What the task requires> Say how many lines contain the word "chart" and give no other text.

[Information supplied start]

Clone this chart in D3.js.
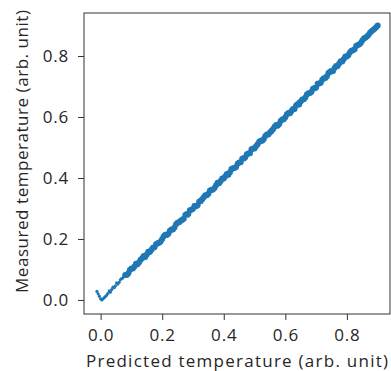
<!DOCTYPE html>
<html>
<head>
<meta charset="utf-8">
<script src="https://cdn.jsdelivr.net/npm/d3@7"></script>
<style>
  html, body { margin: 0; padding: 0; background: #fff; }
  svg { display: block; }
  text { font-family: "Open Sans", "Noto Sans", sans-serif; fill: #262626; }
</style>
</head>
<body>
<svg id="chart" width="391" height="371"></svg>
<script>
// ---- data ----
const xTicks = [0.0, 0.2, 0.4, 0.6, 0.8];
const yTicks = [0.0, 0.2, 0.4, 0.6, 0.8];
const xLabel = "Predicted temperature (arb. unit)";
const yLabel = "Measured temperature (arb. unit)";

// sparse low-end tail
const tailPredicted = [-0.012,-0.008,-0.004,0.000,0.004,0.008,0.012,0.016,0.020,0.024,0.028,0.032,0.036,0.040,0.044,0.048,0.052,0.056,0.060,0.064,0.068,0.072,0.076,0.080,0.084,0.088,0.092,0.096,0.100,0.104,0.108,0.112];
const tailMeasured  = [0.028,0.020,0.012,0.004,0.000,0.004,0.008,0.012,0.016,0.022,0.030,0.026,0.034,0.042,0.040,0.046,0.056,0.052,0.058,0.066,0.070,0.072,0.078,0.082,0.084,0.090,0.093,0.097,0.101,0.104,0.109,0.112];

// dense main band
const predicted = [0.08,0.09,0.10,0.11,0.12,0.13,0.14,0.15,0.16,0.17,0.18,0.19,0.20,0.21,0.22,0.23,0.24,0.25,0.26,0.27,0.28,0.29,0.30,0.31,0.32,0.33,0.34,0.35,0.36,0.37,0.38,0.39,0.40,0.41,0.42,0.43,0.44,0.45,0.46,0.47,0.48,0.49,0.50,0.51,0.52,0.53,0.54,0.55,0.56,0.57,0.58,0.59,0.60,0.61,0.62,0.63,0.64,0.65,0.66,0.67,0.68,0.69,0.70,0.71,0.72,0.73,0.74,0.75,0.76,0.77,0.78,0.79,0.80,0.81,0.82,0.83,0.84,0.85,0.86,0.87,0.88,0.89,0.90];
const measured  = [0.082,0.088,0.103,0.110,0.117,0.132,0.144,0.149,0.157,0.171,0.183,0.188,0.200,0.214,0.217,0.231,0.238,0.253,0.260,0.266,0.282,0.294,0.299,0.307,0.322,0.330,0.343,0.348,0.361,0.367,0.384,0.390,0.398,0.413,0.419,0.432,0.436,0.451,0.463,0.468,0.480,0.494,0.497,0.511,0.522,0.528,0.543,0.549,0.560,0.574,0.577,0.592,0.599,0.613,0.620,0.626,0.642,0.651,0.658,0.674,0.679,0.693,0.697,0.710,0.722,0.728,0.744,0.749,0.761,0.767,0.783,0.790,0.798,0.812,0.819,0.833,0.838,0.851,0.860,0.869,0.881,0.889,0.900];

// in-between fill points of the band
const fillPredicted = [0.085,0.095,0.105,0.115,0.125,0.135,0.145,0.155,0.165,0.175,0.185,0.195,0.205,0.215,0.225,0.235,0.245,0.255,0.265,0.275,0.285,0.295,0.305,0.315,0.325,0.335,0.345,0.355,0.365,0.375,0.385,0.395,0.405,0.415,0.425,0.435,0.445,0.455,0.465,0.475,0.485,0.495,0.505,0.515,0.525,0.535,0.545,0.555,0.565,0.575,0.585,0.595,0.605,0.615,0.625,0.635,0.645,0.655,0.665,0.675,0.685,0.695,0.705,0.715,0.725,0.735,0.745,0.755,0.765,0.775,0.785,0.795,0.805,0.815,0.825,0.835,0.845,0.855,0.865,0.875,0.885,0.895];
const fillMeasured  = [0.082,0.098,0.103,0.119,0.124,0.137,0.141,0.158,0.165,0.173,0.186,0.192,0.209,0.213,0.227,0.231,0.248,0.255,0.263,0.279,0.282,0.296,0.308,0.311,0.325,0.337,0.343,0.359,0.362,0.376,0.383,0.398,0.406,0.411,0.429,0.433,0.447,0.452,0.465,0.478,0.481,0.497,0.504,0.519,0.522,0.538,0.543,0.555,0.568,0.571,0.587,0.593,0.609,0.612,0.626,0.638,0.641,0.657,0.664,0.678,0.683,0.695,0.709,0.712,0.727,0.734,0.748,0.751,0.767,0.775,0.782,0.798,0.803,0.817,0.822,0.836,0.843,0.857,0.864,0.876,0.885,0.894];

// stray specks
const strayPredicted = [0.150,0.265,0.285,0.300,0.330,0.420,0.470,0.560,0.640,0.700,0.745,0.810];
const strayMeasured  = [0.162,0.255,0.272,0.313,0.318,0.434,0.458,0.548,0.652,0.688,0.757,0.800];

// ---- chart ----
const svg = d3.select("#chart");
const L = 84, R = 390, T = 13, B = 314;
const x = d3.scaleLinear().domain([-0.054, 0.94]).range([L, R]);
const y = d3.scaleLinear().domain([-0.046, 0.941]).range([B, T]);
const blue = "#1f77b4";

const plot = svg.append("g");
plot.append("g").selectAll("circle")
  .data(d3.zip(predicted, measured)).join("circle")
  .attr("cx", d => x(d[0])).attr("cy", d => y(d[1])).attr("r", 3.0).attr("fill", blue);
plot.append("g").selectAll("circle")
  .data(d3.zip(fillPredicted, fillMeasured)).join("circle")
  .attr("cx", d => x(d[0])).attr("cy", d => y(d[1])).attr("r", 3.0).attr("fill", blue);
plot.append("g").selectAll("circle")
  .data(d3.zip(tailPredicted, tailMeasured)).join("circle")
  .attr("cx", d => x(d[0])).attr("cy", d => y(d[1])).attr("r", 1.6).attr("fill", blue);
plot.append("g").selectAll("circle")
  .data(d3.zip(strayPredicted, strayMeasured)).join("circle")
  .attr("cx", d => x(d[0])).attr("cy", d => y(d[1])).attr("r", 1.1).attr("fill", blue).attr("opacity", 0.8);

// axes
const fmt = d3.format(".1f");
const xAxis = svg.append("g").attr("transform", `translate(0,${B})`)
  .call(d3.axisBottom(x).tickValues(xTicks).tickFormat(fmt).tickSize(6).tickPadding(9));
const yAxis = svg.append("g").attr("transform", `translate(${L},0)`)
  .call(d3.axisLeft(y).tickValues(yTicks).tickFormat(fmt).tickSize(6).tickPadding(9));
[xAxis, yAxis].forEach(a => {
  a.select(".domain").remove();
  a.selectAll(".tick line").attr("stroke", "#333").attr("stroke-width", 1);
  a.selectAll(".tick text").style("font-size", "17px").attr("fill", "#3a3a3a")
    .style("font-family", "'Open Sans', sans-serif").style("letter-spacing", "0.8px");
});

// frame
svg.append("rect").attr("x", L).attr("y", T).attr("width", R - L).attr("height", B - T)
  .attr("fill", "none").attr("stroke", "#333").attr("stroke-width", 1);

// axis labels
svg.append("text").attr("x", (L + R) / 2).attr("y", 367).attr("text-anchor", "middle")
  .attr("textLength", 302).attr("lengthAdjust", "spacing")
  .style("font-size", "17px").attr("fill", "#3a3a3a").text(xLabel);
svg.append("text").attr("transform", "translate(28,151.5) rotate(-90)")
  .attr("text-anchor", "middle").attr("textLength", 283).attr("lengthAdjust", "spacing")
  .style("font-size", "17px").attr("fill", "#3a3a3a").text(yLabel);
</script>
</body>
</html>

[Information supplied end]

Exercise response> 4